Dutch armed forces received the final 11 of 46 Anaconda light tactical vehicles on 7 April. The first 35 were delivered to troops in the Dutch Antilles on 31 January, about six months after the contract was signed.
The formal light tactical vehicle requirement traces to January 2018, with a tender released by the Dutch Defense Materiel Organisation (DMO) on 15 May 2018. A deadline for initial responses was 11 June and five responses had been received when the tender closed on 29 June. The DMO declined to disclose the respondents, citing confidentiality.
On 11 July 2018 Dutch armed forces announced a decision to award the contract to Dutch Military Vehicles (DMV). DMV, which is a division of Dutch Iveco/Fiat main dealer DEBA Bedrijfswagens, was established in the same year to respond to the tender.
The contract was signed on 2 August 2018 and included a separate 10-year maintenance award. There are no contract options. The Anaconda is based on a 7-tonne gross vehicle weight-rated (GVWR) Iveco Daily commercial van chassis that is modified, militarised, and converted to a four-wheel drive configuration by Austria’s Achleitner.
The conventional 3.45 m wheelbase C-section ladder frame-type chassis is lengthened by 10 cm to a 3.55 m wheelbase. The standard rear drive axle and leaf spring suspension is retained, but the front axle and suspension is replaced by a 2.5-tonne rated Achleitner independent torsion bar sprung units. The front and rear axles are fitted with driver-controlled differential locks. Technically the GVWR of the Anaconda is 7.1 tonnes, but this is limited to 6.1 tonnes primarily by the single rear wheels and LT315/75 R 16 cross-country tyres.
Motive power is provided by the standard Daily’s most powerful engine option, the 3-litre F1C, which develops 180-hp (132-kW) and 430-Nm torque. To meet operational requirements, the engine is de-rated from Euro 6 to Euro 3 emissions compliance and associated components, such as the Adblue tank, are removed to save weight and free up space. The ZF/Iveco eight-speed fully automatic gearbox is also standard from the Daily. As part of the selectable four-wheel conversion, an Achleitner two-speed transfer case is fitted. Maximum road speed is 89 km/h; and road range is 600 km.

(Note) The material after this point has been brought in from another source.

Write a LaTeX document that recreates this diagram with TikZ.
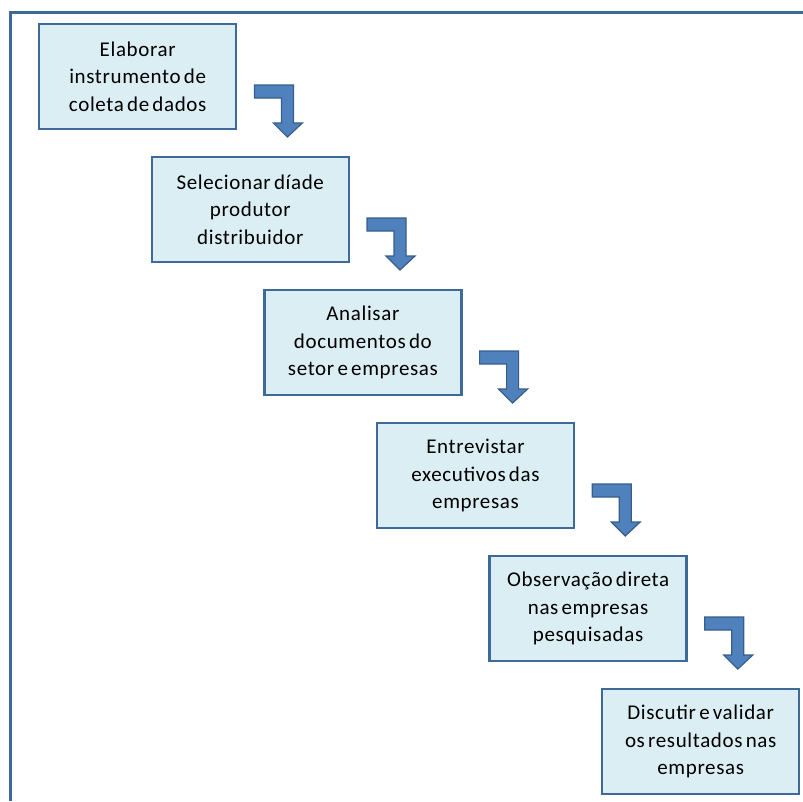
\documentclass[tikz,border=0pt]{standalone}
\usepackage{fontspec}
\setmainfont{Carlito}[LetterSpace=3,WordSpace=0.6]
\usetikzlibrary{calc}
\definecolor{boxfill}{HTML}{DBEEF4}
\definecolor{boxline}{HTML}{3E6A9A}
\definecolor{arrowfill}{HTML}{4F81BD}
\definecolor{arrowline}{HTML}{385D8A}
\definecolor{frameline}{HTML}{3F6797}
\begin{document}
\begin{tikzpicture}[x=1pt,y=-1pt,
  stepbox/.style={draw=boxline,line width=2.4pt,fill=boxfill,
    minimum width=197pt,minimum height=105pt,inner sep=0pt,
    align=center,font=\fontsize{21}{27.5}\selectfont,anchor=north west},
  bentarrow/.style={fill=arrowfill,draw=arrowline,line width=1.2pt,line join=miter}]
\useasboundingbox (0,0) rectangle (803,801);
% outer frame, open to the right and bottom
\draw[frameline,line width=3pt] (10.5,801) -- (10.5,12) -- (803,12);
% process steps
\node[stepbox] (b1) at (38,23) {Elaborar\\instrumento de\\coleta de dados};
\node[stepbox] (b2) at (150.6,156) {Selecionar díade\\produtor\\distribuidor};
\node[stepbox] (b3) at (263.2,289) {Analisar\\documentos do\\setor e empresas};
\node[stepbox] (b4) at (375.8,422) {Entrevistar\\executivos das\\empresas};
\node[stepbox] (b5) at (488.4,555) {Observação direta\\nas empresas\\pesquisadas};
\node[stepbox] (b6) at (601,688) {Discutir e validar\\os resultados nas\\empresas};
% bent arrows between consecutive steps
\foreach \a in {b1,b2,b3,b4,b5}{
  \coordinate (o) at ($(\a.north east)+(17,62)$);
  \draw[bentarrow] (o) -- ++(39,0) -- ++(0,38) -- ++(9,0) -- ++(-15,14)
    -- ++(-14,-14) -- ++(8,0) -- ++(0,-25) -- ++(-27,0) -- cycle;
}
\end{tikzpicture}
\end{document}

The standard electrical system is revised from 12 V to a split 12/24 V system, the alternator is uprated to a 115 Ah unit, and an additional set of two 12 V, 70 Ah mission batteries are fitted to provide power for silent watch operations, radios, and other military-specific uses.
In terms of bodywork, the base Daily is supplied as a chassis-cowl with the body/superstructure from the firewall back designed by DMV for the Anaconda. The central section consists of a tubular roll-over frame/safety cell and seats four and a gunner in standard configuration. The central ring-mount can accommodate a 12.7 mm heavy machine gun or 40 mm grenade launcher.
The front passenger has a light machine gun on a swing arm-type mount, and the two rear seats are of the folding ‘jump-seat’ type. With limited modifications, seating can be increased to up to nine.
The four removable half-doors and side panels are fabricated from lightweight polyester and contoured to match the original Daily panels as closely as possible. The split front windscreen is removable and can fold forward onto the bonnet. Inclement weather protection for the crew is offered by a removable canvas roof. Ballistic protection could be fitted as an option.
To the rear of the vehicle there is a cargo area that can be configured to suit various requirements. In standard configuration, this consists of a spare wheel carrier (right-hand side), an outwardopening stowage locker, jerry can (left-hand side), and a tray with drop-down tailgate in the centre. A detachable stowage tray for lighter items can be attached to the tailgate.
Available payload for the Anaconda is 2.2 tonnes. Its overall dimensions are 5.27 m in length, 2.26 m in width, 2.27 m in height.
will be delivered in four variants: a command vehicle with a full radio and
communications package, a patrol variant with limited communications equipment, a general support vehicle without communications equipment, and a training variant identical to the general support vehicle but with an extra brake pedal for the instructor.
The Anaconda will primarily be used by two squadrons of the Dutch Marine Corps (Korps Mariniers) and one Infantry Company of the Royal Netherlands Army, all under the command of The Royal Netherlands Navy in the Caribbean (CZMCARIB). The Anaconda could also be used for disaster relief operations primarily for the defence of the Dutch Antilles. The vehicle is replacing a fleet of around 40 armoured Mercedes-Benz CDI 280 G-Class that will be shipped back to the Netherlands and reissued to Dutch Army units.